- Description of the task: Do not repeat pictures. Repeat exactly the lines of the listing below from its first line through the line with "import * as d3 from 'd3';".

# # #

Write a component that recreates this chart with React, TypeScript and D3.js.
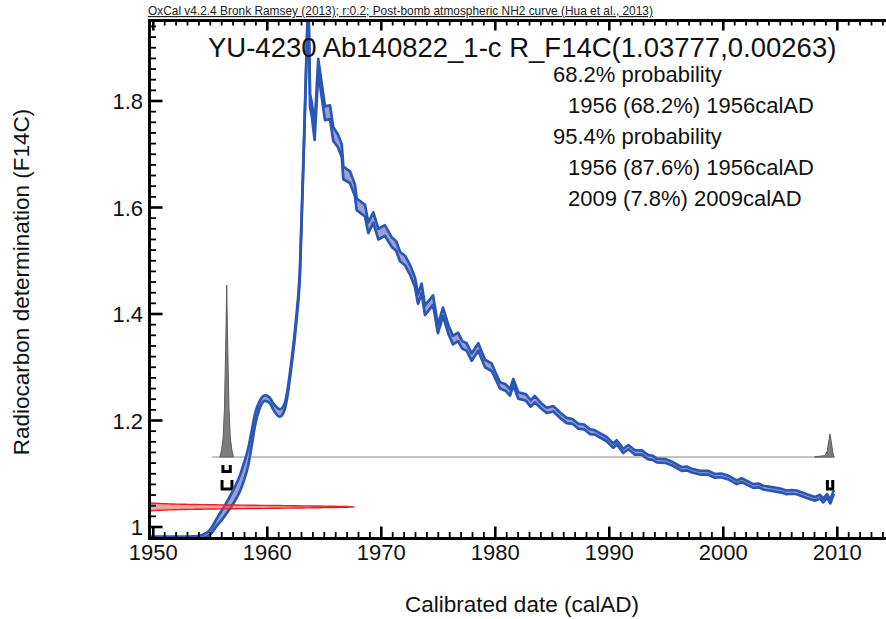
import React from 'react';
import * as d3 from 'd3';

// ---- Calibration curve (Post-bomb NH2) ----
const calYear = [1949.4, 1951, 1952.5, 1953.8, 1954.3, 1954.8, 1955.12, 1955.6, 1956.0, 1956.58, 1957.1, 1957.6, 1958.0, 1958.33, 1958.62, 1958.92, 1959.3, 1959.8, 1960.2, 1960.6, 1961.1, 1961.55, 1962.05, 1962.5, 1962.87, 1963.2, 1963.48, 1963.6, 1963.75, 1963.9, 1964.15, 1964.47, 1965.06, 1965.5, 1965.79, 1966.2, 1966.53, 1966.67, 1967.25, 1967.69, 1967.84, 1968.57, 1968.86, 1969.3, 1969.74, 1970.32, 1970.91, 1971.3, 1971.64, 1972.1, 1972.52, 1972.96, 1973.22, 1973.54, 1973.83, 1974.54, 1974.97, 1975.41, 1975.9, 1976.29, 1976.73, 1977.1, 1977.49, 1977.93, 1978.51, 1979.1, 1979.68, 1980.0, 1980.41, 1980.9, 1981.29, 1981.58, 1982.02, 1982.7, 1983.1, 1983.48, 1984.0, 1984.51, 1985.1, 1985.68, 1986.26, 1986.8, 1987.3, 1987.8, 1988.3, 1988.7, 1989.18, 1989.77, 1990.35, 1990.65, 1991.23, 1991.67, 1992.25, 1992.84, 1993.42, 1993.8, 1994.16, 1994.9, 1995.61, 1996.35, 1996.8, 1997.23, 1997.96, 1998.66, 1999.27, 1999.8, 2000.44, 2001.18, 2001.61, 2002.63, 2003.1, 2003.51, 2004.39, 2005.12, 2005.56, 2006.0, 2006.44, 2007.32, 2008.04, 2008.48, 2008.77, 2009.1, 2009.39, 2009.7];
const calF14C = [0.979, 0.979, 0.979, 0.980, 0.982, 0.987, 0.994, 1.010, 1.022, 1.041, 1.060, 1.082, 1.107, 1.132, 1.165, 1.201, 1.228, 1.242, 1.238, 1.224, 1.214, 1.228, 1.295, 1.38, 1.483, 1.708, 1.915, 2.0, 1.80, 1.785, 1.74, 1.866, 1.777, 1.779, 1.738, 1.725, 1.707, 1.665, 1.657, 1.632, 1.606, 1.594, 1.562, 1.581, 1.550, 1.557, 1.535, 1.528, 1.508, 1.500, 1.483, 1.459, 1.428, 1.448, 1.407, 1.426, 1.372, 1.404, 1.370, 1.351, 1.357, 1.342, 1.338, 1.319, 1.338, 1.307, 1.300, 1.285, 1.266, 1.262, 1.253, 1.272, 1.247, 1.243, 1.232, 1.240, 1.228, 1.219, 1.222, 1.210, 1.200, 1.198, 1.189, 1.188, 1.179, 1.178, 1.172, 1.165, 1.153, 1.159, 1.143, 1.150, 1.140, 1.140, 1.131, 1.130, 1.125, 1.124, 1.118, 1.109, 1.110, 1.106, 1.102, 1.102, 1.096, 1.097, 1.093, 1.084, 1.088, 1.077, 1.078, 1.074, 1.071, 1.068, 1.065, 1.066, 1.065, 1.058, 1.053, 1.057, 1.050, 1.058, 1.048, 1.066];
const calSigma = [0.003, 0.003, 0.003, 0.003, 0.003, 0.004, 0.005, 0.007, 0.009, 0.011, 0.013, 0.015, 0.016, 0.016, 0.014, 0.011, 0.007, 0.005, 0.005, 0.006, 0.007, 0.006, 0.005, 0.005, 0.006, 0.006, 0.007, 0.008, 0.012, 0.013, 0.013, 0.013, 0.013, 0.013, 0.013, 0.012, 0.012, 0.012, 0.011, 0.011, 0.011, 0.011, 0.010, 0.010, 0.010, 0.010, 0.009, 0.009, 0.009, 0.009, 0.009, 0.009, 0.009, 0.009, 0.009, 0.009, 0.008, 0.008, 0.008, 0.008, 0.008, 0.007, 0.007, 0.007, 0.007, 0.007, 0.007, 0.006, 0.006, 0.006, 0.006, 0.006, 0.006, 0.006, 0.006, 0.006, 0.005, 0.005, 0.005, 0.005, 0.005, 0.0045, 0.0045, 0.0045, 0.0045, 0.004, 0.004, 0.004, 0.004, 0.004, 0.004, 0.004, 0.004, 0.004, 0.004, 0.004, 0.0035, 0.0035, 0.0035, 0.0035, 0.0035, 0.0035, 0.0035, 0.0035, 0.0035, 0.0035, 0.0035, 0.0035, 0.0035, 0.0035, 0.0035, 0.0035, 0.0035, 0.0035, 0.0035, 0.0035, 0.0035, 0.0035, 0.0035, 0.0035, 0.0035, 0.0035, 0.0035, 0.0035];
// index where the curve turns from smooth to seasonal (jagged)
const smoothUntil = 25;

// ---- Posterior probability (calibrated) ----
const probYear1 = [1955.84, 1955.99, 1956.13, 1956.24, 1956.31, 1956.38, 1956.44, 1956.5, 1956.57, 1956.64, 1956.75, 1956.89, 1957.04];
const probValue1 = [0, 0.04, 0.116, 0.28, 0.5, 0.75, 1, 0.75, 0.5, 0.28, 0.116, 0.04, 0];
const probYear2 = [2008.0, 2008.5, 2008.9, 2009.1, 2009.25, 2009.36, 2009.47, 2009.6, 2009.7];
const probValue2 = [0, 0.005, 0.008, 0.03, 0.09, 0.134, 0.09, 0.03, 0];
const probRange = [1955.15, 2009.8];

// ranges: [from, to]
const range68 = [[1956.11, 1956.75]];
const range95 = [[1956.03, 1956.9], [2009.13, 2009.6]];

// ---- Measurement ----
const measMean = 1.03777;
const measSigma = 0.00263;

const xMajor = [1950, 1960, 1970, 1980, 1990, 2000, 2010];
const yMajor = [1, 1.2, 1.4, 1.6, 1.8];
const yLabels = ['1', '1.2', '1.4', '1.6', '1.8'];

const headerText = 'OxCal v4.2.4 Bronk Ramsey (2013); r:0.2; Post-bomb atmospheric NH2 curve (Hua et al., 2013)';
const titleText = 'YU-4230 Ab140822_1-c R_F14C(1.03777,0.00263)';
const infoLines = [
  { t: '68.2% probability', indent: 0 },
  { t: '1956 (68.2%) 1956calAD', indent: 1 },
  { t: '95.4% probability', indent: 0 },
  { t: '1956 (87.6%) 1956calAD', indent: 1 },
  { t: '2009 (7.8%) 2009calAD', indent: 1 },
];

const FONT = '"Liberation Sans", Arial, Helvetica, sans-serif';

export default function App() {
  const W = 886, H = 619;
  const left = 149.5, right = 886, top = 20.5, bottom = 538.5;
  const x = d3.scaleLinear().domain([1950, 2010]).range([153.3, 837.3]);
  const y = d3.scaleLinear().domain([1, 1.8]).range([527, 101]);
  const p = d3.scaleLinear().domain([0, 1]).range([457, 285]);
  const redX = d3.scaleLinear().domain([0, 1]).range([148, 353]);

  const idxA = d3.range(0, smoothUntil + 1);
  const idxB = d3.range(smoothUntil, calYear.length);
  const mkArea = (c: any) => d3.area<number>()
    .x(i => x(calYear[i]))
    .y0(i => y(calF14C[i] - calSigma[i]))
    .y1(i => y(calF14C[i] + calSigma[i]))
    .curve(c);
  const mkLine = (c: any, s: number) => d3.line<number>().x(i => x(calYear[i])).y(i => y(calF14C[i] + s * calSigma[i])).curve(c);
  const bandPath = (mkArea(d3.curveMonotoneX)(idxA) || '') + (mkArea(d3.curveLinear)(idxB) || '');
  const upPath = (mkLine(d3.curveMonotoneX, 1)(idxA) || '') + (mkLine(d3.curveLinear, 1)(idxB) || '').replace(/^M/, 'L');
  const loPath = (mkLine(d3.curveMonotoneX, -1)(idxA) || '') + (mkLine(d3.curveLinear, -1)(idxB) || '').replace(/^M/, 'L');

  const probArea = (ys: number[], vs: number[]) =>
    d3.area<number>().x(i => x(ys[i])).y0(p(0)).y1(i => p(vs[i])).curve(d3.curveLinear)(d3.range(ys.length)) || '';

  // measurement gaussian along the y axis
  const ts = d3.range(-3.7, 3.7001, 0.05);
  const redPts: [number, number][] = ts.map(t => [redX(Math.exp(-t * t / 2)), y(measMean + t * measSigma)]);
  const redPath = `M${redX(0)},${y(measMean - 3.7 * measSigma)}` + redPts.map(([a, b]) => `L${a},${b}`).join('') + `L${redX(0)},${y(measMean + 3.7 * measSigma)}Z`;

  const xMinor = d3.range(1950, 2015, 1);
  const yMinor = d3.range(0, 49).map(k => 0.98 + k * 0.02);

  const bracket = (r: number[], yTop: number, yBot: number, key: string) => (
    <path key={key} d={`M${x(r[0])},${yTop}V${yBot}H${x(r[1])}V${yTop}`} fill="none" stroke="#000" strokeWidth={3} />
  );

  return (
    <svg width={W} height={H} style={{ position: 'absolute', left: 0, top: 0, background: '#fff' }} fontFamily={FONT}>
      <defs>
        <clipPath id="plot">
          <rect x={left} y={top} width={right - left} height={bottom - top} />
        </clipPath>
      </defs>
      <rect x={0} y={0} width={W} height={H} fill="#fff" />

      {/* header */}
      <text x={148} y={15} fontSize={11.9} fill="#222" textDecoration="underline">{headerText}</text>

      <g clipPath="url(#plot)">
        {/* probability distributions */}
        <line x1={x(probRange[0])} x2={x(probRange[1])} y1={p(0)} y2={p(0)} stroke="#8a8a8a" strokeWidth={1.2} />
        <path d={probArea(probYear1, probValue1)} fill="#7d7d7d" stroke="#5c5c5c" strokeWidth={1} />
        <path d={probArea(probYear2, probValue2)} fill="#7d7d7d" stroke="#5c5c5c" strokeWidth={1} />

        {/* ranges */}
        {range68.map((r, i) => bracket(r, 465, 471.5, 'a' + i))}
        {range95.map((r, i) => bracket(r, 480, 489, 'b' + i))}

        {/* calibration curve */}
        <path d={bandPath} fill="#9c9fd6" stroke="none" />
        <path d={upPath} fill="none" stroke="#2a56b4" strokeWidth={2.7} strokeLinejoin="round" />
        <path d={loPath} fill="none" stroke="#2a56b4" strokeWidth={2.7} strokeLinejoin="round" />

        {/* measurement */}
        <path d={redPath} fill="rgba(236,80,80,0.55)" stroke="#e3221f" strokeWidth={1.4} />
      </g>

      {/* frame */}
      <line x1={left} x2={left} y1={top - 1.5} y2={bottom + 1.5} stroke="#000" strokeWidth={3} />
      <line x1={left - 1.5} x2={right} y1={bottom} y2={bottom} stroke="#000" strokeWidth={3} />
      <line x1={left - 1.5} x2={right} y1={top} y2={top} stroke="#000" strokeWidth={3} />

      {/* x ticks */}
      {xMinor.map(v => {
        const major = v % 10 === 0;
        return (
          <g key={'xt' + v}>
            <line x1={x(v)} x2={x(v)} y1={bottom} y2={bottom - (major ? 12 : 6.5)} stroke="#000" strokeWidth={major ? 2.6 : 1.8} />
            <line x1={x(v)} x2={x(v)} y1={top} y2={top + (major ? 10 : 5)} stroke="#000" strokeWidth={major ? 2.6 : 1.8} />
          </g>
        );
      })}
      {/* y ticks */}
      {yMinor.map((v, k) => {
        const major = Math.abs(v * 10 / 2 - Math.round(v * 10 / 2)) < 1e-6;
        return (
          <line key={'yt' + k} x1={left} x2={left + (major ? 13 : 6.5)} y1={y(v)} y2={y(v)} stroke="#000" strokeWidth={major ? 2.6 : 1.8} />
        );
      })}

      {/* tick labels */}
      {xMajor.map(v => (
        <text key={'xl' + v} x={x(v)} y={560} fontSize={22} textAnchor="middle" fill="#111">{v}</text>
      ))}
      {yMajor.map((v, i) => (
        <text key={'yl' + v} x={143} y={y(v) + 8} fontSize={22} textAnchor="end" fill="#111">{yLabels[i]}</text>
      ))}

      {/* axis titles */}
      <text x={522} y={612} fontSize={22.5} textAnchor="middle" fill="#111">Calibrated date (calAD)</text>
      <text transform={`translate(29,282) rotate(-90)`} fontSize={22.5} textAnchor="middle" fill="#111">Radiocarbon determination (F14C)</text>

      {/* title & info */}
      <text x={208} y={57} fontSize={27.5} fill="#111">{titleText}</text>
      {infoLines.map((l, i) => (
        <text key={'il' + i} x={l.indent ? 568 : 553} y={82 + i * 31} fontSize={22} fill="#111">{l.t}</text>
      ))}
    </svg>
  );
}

# # #

- Answer to this problem:
Write a component that recreates this chart with React, TypeScript and D3.js.
import React from 'react';
import * as d3 from 'd3';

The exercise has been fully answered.